◆ WHAT YOU SHOULD DO ◆
Transcribe all of the material below word for word and leave out its pictures.

▬▬▬

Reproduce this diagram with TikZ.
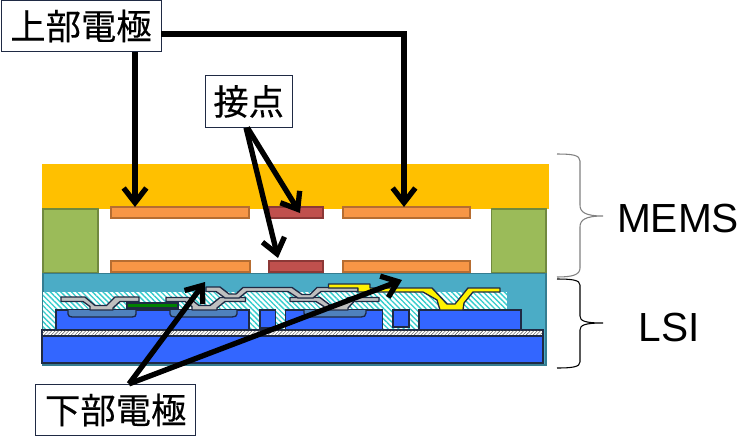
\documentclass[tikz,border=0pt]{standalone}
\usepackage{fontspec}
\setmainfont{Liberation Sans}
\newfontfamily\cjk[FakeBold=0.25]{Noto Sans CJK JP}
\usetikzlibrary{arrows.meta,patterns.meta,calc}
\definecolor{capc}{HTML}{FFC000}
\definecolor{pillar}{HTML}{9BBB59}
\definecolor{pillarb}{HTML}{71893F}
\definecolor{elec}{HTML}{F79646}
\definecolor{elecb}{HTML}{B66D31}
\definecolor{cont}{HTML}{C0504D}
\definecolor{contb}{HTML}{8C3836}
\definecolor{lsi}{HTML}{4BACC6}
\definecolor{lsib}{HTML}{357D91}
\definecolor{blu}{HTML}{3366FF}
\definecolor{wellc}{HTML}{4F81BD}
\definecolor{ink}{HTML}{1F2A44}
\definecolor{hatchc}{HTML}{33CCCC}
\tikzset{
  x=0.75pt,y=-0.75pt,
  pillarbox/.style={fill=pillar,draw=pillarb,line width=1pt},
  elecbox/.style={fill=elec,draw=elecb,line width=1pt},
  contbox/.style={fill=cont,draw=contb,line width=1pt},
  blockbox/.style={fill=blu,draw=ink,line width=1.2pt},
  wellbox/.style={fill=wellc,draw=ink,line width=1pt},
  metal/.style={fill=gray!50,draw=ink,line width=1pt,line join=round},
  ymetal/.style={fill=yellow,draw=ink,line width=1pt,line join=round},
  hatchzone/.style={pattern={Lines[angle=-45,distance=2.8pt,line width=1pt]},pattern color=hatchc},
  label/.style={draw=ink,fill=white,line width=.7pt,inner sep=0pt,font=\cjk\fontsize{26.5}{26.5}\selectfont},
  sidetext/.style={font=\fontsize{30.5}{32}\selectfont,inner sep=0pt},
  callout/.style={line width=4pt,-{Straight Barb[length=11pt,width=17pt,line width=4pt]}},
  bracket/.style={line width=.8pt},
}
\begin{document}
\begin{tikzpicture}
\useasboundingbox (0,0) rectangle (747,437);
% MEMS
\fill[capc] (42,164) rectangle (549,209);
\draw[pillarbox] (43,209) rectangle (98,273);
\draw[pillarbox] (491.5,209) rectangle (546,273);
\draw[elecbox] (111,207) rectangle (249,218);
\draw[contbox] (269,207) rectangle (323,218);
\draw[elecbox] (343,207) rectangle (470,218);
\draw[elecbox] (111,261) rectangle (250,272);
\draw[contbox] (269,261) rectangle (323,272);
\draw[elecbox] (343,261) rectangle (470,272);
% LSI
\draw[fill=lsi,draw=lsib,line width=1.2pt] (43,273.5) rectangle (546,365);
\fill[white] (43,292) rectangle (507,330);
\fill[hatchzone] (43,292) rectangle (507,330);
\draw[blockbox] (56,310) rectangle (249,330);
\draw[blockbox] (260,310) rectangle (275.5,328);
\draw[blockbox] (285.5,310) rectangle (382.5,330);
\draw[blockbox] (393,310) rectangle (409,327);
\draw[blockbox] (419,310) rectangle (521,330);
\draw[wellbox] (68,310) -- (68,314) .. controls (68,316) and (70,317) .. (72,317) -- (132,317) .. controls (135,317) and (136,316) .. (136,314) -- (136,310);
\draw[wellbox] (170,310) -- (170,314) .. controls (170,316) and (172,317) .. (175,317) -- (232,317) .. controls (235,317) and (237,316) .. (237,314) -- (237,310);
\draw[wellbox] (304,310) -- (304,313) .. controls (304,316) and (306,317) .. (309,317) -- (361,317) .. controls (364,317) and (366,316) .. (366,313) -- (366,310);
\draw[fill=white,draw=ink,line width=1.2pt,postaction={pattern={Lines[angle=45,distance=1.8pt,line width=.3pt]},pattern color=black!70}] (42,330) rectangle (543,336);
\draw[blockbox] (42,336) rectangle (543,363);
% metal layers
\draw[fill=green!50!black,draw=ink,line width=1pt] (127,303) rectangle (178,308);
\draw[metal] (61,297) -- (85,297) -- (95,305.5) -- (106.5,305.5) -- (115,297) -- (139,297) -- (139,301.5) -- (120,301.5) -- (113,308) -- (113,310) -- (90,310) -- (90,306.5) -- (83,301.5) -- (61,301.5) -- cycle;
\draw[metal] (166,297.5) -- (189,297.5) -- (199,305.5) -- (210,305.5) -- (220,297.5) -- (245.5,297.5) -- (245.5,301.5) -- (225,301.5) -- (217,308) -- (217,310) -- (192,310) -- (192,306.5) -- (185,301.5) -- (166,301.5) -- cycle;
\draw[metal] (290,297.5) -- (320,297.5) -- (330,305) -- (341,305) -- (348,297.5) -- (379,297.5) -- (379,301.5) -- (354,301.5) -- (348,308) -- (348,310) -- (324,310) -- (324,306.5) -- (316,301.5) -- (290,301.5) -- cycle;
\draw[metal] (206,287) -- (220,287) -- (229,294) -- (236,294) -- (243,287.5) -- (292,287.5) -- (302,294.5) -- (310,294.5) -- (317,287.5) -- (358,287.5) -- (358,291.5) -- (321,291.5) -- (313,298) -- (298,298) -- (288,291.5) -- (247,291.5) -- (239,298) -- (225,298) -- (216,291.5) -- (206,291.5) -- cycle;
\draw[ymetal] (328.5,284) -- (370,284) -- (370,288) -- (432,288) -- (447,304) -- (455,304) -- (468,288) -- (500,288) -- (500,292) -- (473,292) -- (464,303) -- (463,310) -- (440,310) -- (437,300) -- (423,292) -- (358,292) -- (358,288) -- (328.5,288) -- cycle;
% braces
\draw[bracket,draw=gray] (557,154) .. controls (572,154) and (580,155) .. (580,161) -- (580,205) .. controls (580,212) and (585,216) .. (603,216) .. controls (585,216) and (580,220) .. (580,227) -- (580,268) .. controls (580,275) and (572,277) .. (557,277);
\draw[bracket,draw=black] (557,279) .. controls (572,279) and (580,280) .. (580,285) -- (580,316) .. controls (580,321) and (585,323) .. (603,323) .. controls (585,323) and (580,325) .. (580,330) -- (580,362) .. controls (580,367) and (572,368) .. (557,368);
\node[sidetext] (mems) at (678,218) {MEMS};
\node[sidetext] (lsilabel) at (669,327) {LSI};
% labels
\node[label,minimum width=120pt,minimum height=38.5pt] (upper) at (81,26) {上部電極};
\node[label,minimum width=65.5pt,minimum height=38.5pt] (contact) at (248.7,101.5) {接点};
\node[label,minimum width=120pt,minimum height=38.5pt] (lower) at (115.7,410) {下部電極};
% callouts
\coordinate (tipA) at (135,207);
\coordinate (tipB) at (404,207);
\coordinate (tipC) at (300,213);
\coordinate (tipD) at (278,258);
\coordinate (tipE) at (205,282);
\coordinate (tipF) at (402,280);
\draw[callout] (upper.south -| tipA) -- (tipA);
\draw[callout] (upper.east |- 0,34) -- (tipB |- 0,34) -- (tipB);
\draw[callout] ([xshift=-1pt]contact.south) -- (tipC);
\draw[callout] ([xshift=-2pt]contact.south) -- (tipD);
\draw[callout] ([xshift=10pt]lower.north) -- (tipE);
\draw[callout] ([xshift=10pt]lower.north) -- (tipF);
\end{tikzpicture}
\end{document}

▬▬▬

◆ EXERCISE OUTPUT ◆
Reproduce this diagram with TikZ.
\documentclass[tikz,border=0pt]{standalone}
\usepackage{fontspec}
\setmainfont{Liberation Sans}
\newfontfamily\cjk[FakeBold=0.25]{Noto Sans CJK JP}
\usetikzlibrary{arrows.meta,patterns.meta,calc}
\definecolor{capc}{HTML}{FFC000}
\definecolor{pillar}{HTML}{9BBB59}
\definecolor{pillarb}{HTML}{71893F}
\definecolor{elec}{HTML}{F79646}
\definecolor{elecb}{HTML}{B66D31}
\definecolor{cont}{HTML}{C0504D}
\definecolor{contb}{HTML}{8C3836}
\definecolor{lsi}{HTML}{4BACC6}
\definecolor{lsib}{HTML}{357D91}
\definecolor{blu}{HTML}{3366FF}
\definecolor{wellc}{HTML}{4F81BD}
\definecolor{ink}{HTML}{1F2A44}
\definecolor{hatchc}{HTML}{33CCCC}
\tikzset{
  x=0.75pt,y=-0.75pt,
  pillarbox/.style={fill=pillar,draw=pillarb,line width=1pt},
  elecbox/.style={fill=elec,draw=elecb,line width=1pt},
  contbox/.style={fill=cont,draw=contb,line width=1pt},
  blockbox/.style={fill=blu,draw=ink,line width=1.2pt},
  wellbox/.style={fill=wellc,draw=ink,line width=1pt},
  metal/.style={fill=gray!50,draw=ink,line width=1pt,line join=round},
  ymetal/.style={fill=yellow,draw=ink,line width=1pt,line join=round},
  hatchzone/.style={pattern={Lines[angle=-45,distance=2.8pt,line width=1pt]},pattern color=hatchc},
  label/.style={draw=ink,fill=white,line width=.7pt,inner sep=0pt,font=\cjk\fontsize{26.5}{26.5}\selectfont},
  sidetext/.style={font=\fontsize{30.5}{32}\selectfont,inner sep=0pt},
  callout/.style={line width=4pt,-{Straight Barb[length=11pt,width=17pt,line width=4pt]}},
  bracket/.style={line width=.8pt},
}
\begin{document}
\begin{tikzpicture}
\useasboundingbox (0,0) rectangle (747,437);
% MEMS
\fill[capc] (42,164) rectangle (549,209);
\draw[pillarbox] (43,209) rectangle (98,273);
\draw[pillarbox] (491.5,209) rectangle (546,273);
\draw[elecbox] (111,207) rectangle (249,218);
\draw[contbox] (269,207) rectangle (323,218);
\draw[elecbox] (343,207) rectangle (470,218);
\draw[elecbox] (111,261) rectangle (250,272);
\draw[contbox] (269,261) rectangle (323,272);
\draw[elecbox] (343,261) rectangle (470,272);
% LSI
\draw[fill=lsi,draw=lsib,line width=1.2pt] (43,273.5) rectangle (546,365);
\fill[white] (43,292) rectangle (507,330);
\fill[hatchzone] (43,292) rectangle (507,330);
\draw[blockbox] (56,310) rectangle (249,330);
\draw[blockbox] (260,310) rectangle (275.5,328);
\draw[blockbox] (285.5,310) rectangle (382.5,330);
\draw[blockbox] (393,310) rectangle (409,327);
\draw[blockbox] (419,310) rectangle (521,330);
\draw[wellbox] (68,310) -- (68,314) .. controls (68,316) and (70,317) .. (72,317) -- (132,317) .. controls (135,317) and (136,316) .. (136,314) -- (136,310);
\draw[wellbox] (170,310) -- (170,314) .. controls (170,316) and (172,317) .. (175,317) -- (232,317) .. controls (235,317) and (237,316) .. (237,314) -- (237,310);
\draw[wellbox] (304,310) -- (304,313) .. controls (304,316) and (306,317) .. (309,317) -- (361,317) .. controls (364,317) and (366,316) .. (366,313) -- (366,310);
\draw[fill=white,draw=ink,line width=1.2pt,postaction={pattern={Lines[angle=45,distance=1.8pt,line width=.3pt]},pattern color=black!70}] (42,330) rectangle (543,336);
\draw[blockbox] (42,336) rectangle (543,363);
% metal layers
\draw[fill=green!50!black,draw=ink,line width=1pt] (127,303) rectangle (178,308);
\draw[metal] (61,297) -- (85,297) -- (95,305.5) -- (106.5,305.5) -- (115,297) -- (139,297) -- (139,301.5) -- (120,301.5) -- (113,308) -- (113,310) -- (90,310) -- (90,306.5) -- (83,301.5) -- (61,301.5) -- cycle;
\draw[metal] (166,297.5) -- (189,297.5) -- (199,305.5) -- (210,305.5) -- (220,297.5) -- (245.5,297.5) -- (245.5,301.5) -- (225,301.5) -- (217,308) -- (217,310) -- (192,310) -- (192,306.5) -- (185,301.5) -- (166,301.5) -- cycle;
\draw[metal] (290,297.5) -- (320,297.5) -- (330,305) -- (341,305) -- (348,297.5) -- (379,297.5) -- (379,301.5) -- (354,301.5) -- (348,308) -- (348,310) -- (324,310) -- (324,306.5) -- (316,301.5) -- (290,301.5) -- cycle;
\draw[metal] (206,287) -- (220,287) -- (229,294) -- (236,294) -- (243,287.5) -- (292,287.5) -- (302,294.5) -- (310,294.5) -- (317,287.5) -- (358,287.5) -- (358,291.5) -- (321,291.5) -- (313,298) -- (298,298) -- (288,291.5) -- (247,291.5) -- (239,298) -- (225,298) -- (216,291.5) -- (206,291.5) -- cycle;
\draw[ymetal] (328.5,284) -- (370,284) -- (370,288) -- (432,288) -- (447,304) -- (455,304) -- (468,288) -- (500,288) -- (500,292) -- (473,292) -- (464,303) -- (463,310) -- (440,310) -- (437,300) -- (423,292) -- (358,292) -- (358,288) -- (328.5,288) -- cycle;
% braces
\draw[bracket,draw=gray] (557,154) .. controls (572,154) and (580,155) .. (580,161) -- (580,205) .. controls (580,212) and (585,216) .. (603,216) .. controls (585,216) and (580,220) .. (580,227) -- (580,268) .. controls (580,275) and (572,277) .. (557,277);
\draw[bracket,draw=black] (557,279) .. controls (572,279) and (580,280) .. (580,285) -- (580,316) .. controls (580,321) and (585,323) .. (603,323) .. controls (585,323) and (580,325) .. (580,330) -- (580,362) .. controls (580,367) and (572,368) .. (557,368);
\node[sidetext] (mems) at (678,218) {MEMS};
\node[sidetext] (lsilabel) at (669,327) {LSI};
% labels
\node[label,minimum width=120pt,minimum height=38.5pt] (upper) at (81,26) {上部電極};
\node[label,minimum width=65.5pt,minimum height=38.5pt] (contact) at (248.7,101.5) {接点};
\node[label,minimum width=120pt,minimum height=38.5pt] (lower) at (115.7,410) {下部電極};
% callouts
\coordinate (tipA) at (135,207);
\coordinate (tipB) at (404,207);
\coordinate (tipC) at (300,213);
\coordinate (tipD) at (278,258);
\coordinate (tipE) at (205,282);
\coordinate (tipF) at (402,280);
\draw[callout] (upper.south -| tipA) -- (tipA);
\draw[callout] (upper.east |- 0,34) -- (tipB |- 0,34) -- (tipB);
\draw[callout] ([xshift=-1pt]contact.south) -- (tipC);
\draw[callout] ([xshift=-2pt]contact.south) -- (tipD);
\draw[callout] ([xshift=10pt]lower.north) -- (tipE);
\draw[callout] ([xshift=10pt]lower.north) -- (tipF);
\end{tikzpicture}
\end{document}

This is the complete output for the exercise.